Community Cleanup Helps Keep Ferndale Fabulous
(Jonathan A. Berz, May 21, 2017)
The 6th annual “Clean the Ferndale Up!” volunteer meetup occurred last Saturday, May 20th, where Ferndalians of all ages gathered for a morning marathon of springtime sprucing.
The event began outside Ferndale City Hall with a pep rally and group photo shoot. Volunteers were assembled into five teams that branched out to various points of the city for weeding, raking, mulching, planting flowers, trees and grasses, providing spring tidying to many popular communal areas. Ferndale City Hall, the Ferndale Public Library, 43rd District Court, Veteran’s Memorial Mall, Withington Apartments and Autumn House all had volunteers on duty, with additional landscaping crews joining them to trim back overgrown trees and collect debris. SOCRAA was also on-hand with a pop-up recycling station, and invited residents and businesses to drop off things that the city does not pick up, such as old paint and electronics. Bottled water and workshirts were provided by the city; volunteers were encouraged to bring their own rakes and tools.
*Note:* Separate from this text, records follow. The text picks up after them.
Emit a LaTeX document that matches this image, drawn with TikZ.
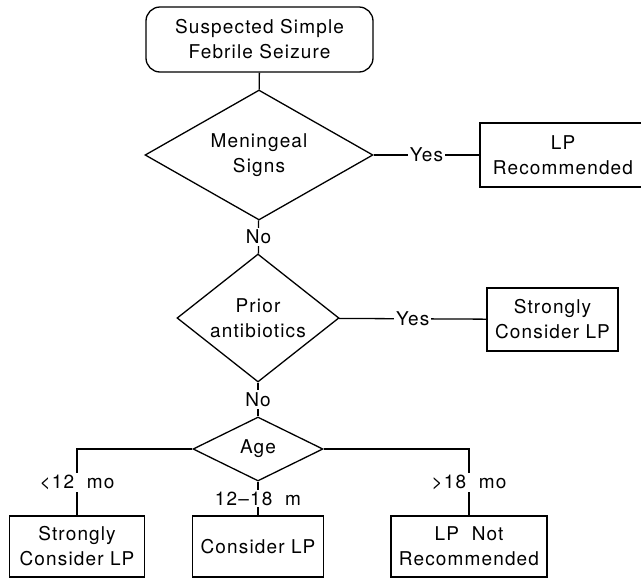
\documentclass[tikz,border=0pt]{standalone}
\usepackage{fontspec}
\setmainfont{TeX Gyre Heros}[LetterSpace=6]
\usetikzlibrary{shapes.geometric}

\begin{document}
\begin{tikzpicture}[
        x=1pt, y=-1pt,
        font=\fontsize{19}{25}\selectfont,
        every node/.style={align=center},
        box/.style={draw, rectangle, line width=1.3pt, inner sep=2pt},
        startbox/.style={draw, rectangle, rounded corners=14pt, line width=1.3pt, minimum width=227pt, minimum height=65pt},
        decision/.style={draw, diamond, inner sep=0pt, line width=1.3pt},
        line/.style={line width=1.3pt},
        lbl/.style={fill=white, inner sep=2pt},
    ]
        \useasboundingbox (0,0) rectangle (641,579);

        \node[startbox] (start) at (259.5,39.5) {Suspected Simple\\Febrile Seizure};
        \node[decision, aspect=1.75, minimum width=228pt, minimum height=130pt] (meningeal) at (259,155) {Meningeal\\Signs};
        \node[box, minimum width=166pt, minimum height=64pt] (lprec) at (563,155) {LP\\Recommended};
        \node[decision, aspect=1.27, minimum width=162pt, minimum height=128pt] (prior) at (258,318) {Prior\\antibiotics};
        \node[box, minimum width=131pt, minimum height=63pt] (strong) at (552.5,319.5) {Strongly\\Consider LP};
        \node[decision, aspect=2.03, minimum width=130pt, minimum height=64pt] (age) at (258,449) {Age};
        \node[box, minimum width=131pt, minimum height=61pt] (consider) at (258,546.5) {Consider LP};
        \node[box, minimum width=135pt, minimum height=61pt] (stronglow) at (77,546.5) {Strongly\\Consider LP};
        \node[box, minimum width=156pt, minimum height=61pt] (notrec) at (469,546.5) {LP\ \ Not\\Recommended};

        \draw[line] (start) -- (meningeal);
        \draw[line] (meningeal) -- node[lbl] {Yes} (lprec);
        \draw[line] (meningeal) -- node[lbl] {No} (prior);
        \draw[line] (prior) -- node[lbl] {Yes} (strong);
        \draw[line] (prior) -- node[lbl] {No} (age);
        \draw[line] (age.west) -| node[lbl, pos=0.75] {<12\ \ mo} (stronglow.north);
        \draw[line] (age.south) -- node[lbl] {12--18\ \ m} (consider.north);
        \draw[line] (age.east) -| node[lbl, pos=0.75] {>18\ \ mo} (notrec.north);
    \end{tikzpicture}
\end{document}
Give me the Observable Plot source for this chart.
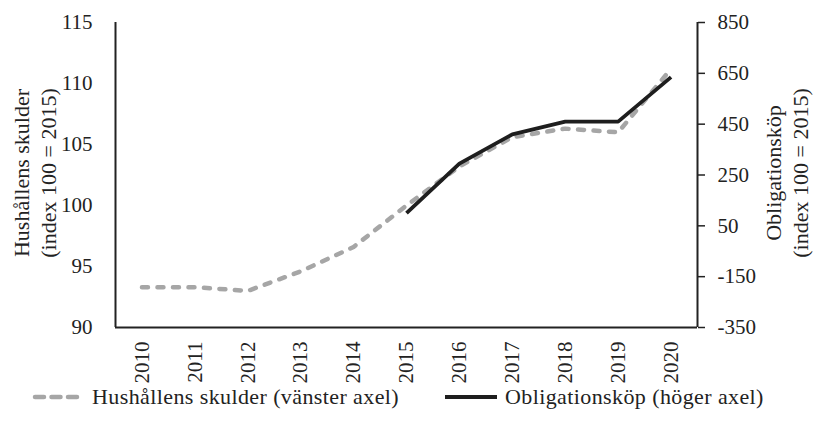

The event began as a collaboration between a former resident and the Ferndale Community Foundation, but quickly grew to be too large of a project, and six years ago the project fell into the lap of Michael Lary, Director of Special Events and Projects for the City of Ferndale, who was happy to continue coordinating the event. “It brings community together,” he says. “Hopefully it makes people feel a sense of pride and ownership, but they also get a chance to meet people, their neighbors that they maybe didn’t even know were there. So hopefully it’s created a social outlet for people to create new friendships.”
“They do it because they have a passion for what they are doing. They believe in the community, and I think that’s what’s so wonderful about it.”
As always, those who missed out on the opportunity to volunteer are encouraged to participate at their own convenience, beautifying their own neighborhoods throughout the spring and summer months.
“The bigger picture is that hopefully this will catch on,” says Lary. “Sometimes it takes time to get it right, to get people to understand that, it’s not that you have to necessarily participate in the event as much as try to think of this as, ‘oh, this is when we should do that spring cleaning, and plant our seasonal flowers, anything that can tie into it so it becomes a bigger event.”
Outside of the mass-scale volunteer effort, many individuals and crews were also spotted around Ferndale last Saturday engaging in their own beautification efforts, each helping to perpetuate the city’s status as Michigan’s most fabulous.